The opponent has yet to be named, though the league announced that they would choose an opponent in the near future. There will be a press conference held in Dallas for the official naming of the visiting team.
Over the past few days, Dallas Stars fans have tossed around ideas of who they would like to go up against in the 2020 Classic. Some say they want the Minnesota Wild to visit because of the bitter history between the two clubs; others want a team like Nashville considering they are a strong and consistent non-traditional hockey market and the two teams always put on a show when pitted against each other. In addition, the Detroit Red Wings, Buffalo Sabres, and St. Louis Blues have been tossed around for various reasons.

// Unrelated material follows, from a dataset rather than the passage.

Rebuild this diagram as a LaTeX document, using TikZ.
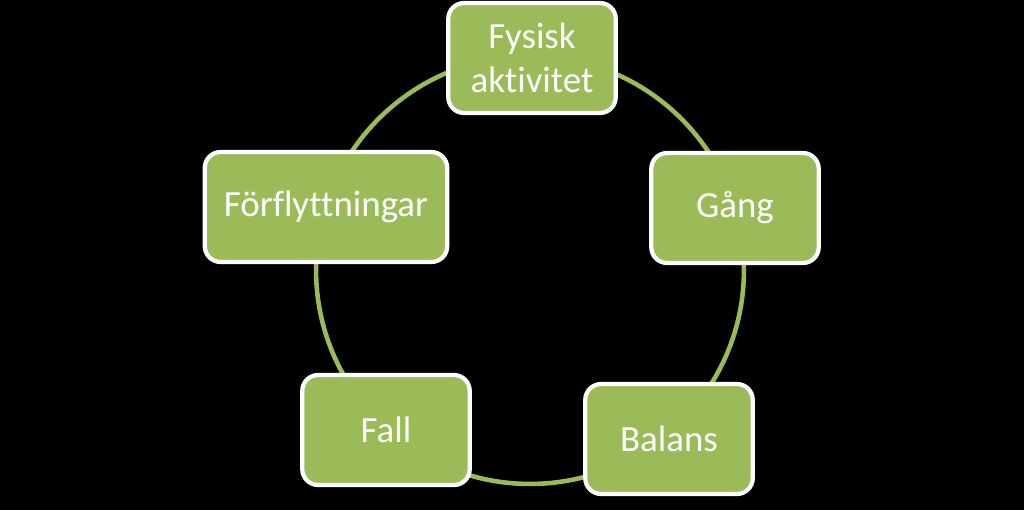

But what team do Dallas Stars players want to square off with? The results are just as skewed.
“No idea,” Faksa said, “but I think someone from the Original Six would be really nice.”
“Not anyone specifically,” said Lindell. “Maybe some divisional opponent that has some kind of rivalry. That’s the first thing that came to my mind.”
Hockey will go back to its roots on Jan. 1, 2020 when the Cotton Bowl plays host to the Dallas Stars and an unnamed opponent. The great history of the sport will be on full display for a growing hockey market that could always use the extra spark (I mean, the Cowboys did win a playoff game on Saturday and reasserted their claim as the central sports focus in DFW).
“That’s where you played eight against eight and you learned how to give-and-go,” Monty pointed out. “That’s what I remember. Frozen toes and hot chocolate after.”
The fans are excited, the players are excited, and the hockey world is intrigued to see just how big this event could be for the city and the Dallas Stars hockey community.
We’ll see how it unfolds in a short 360 days.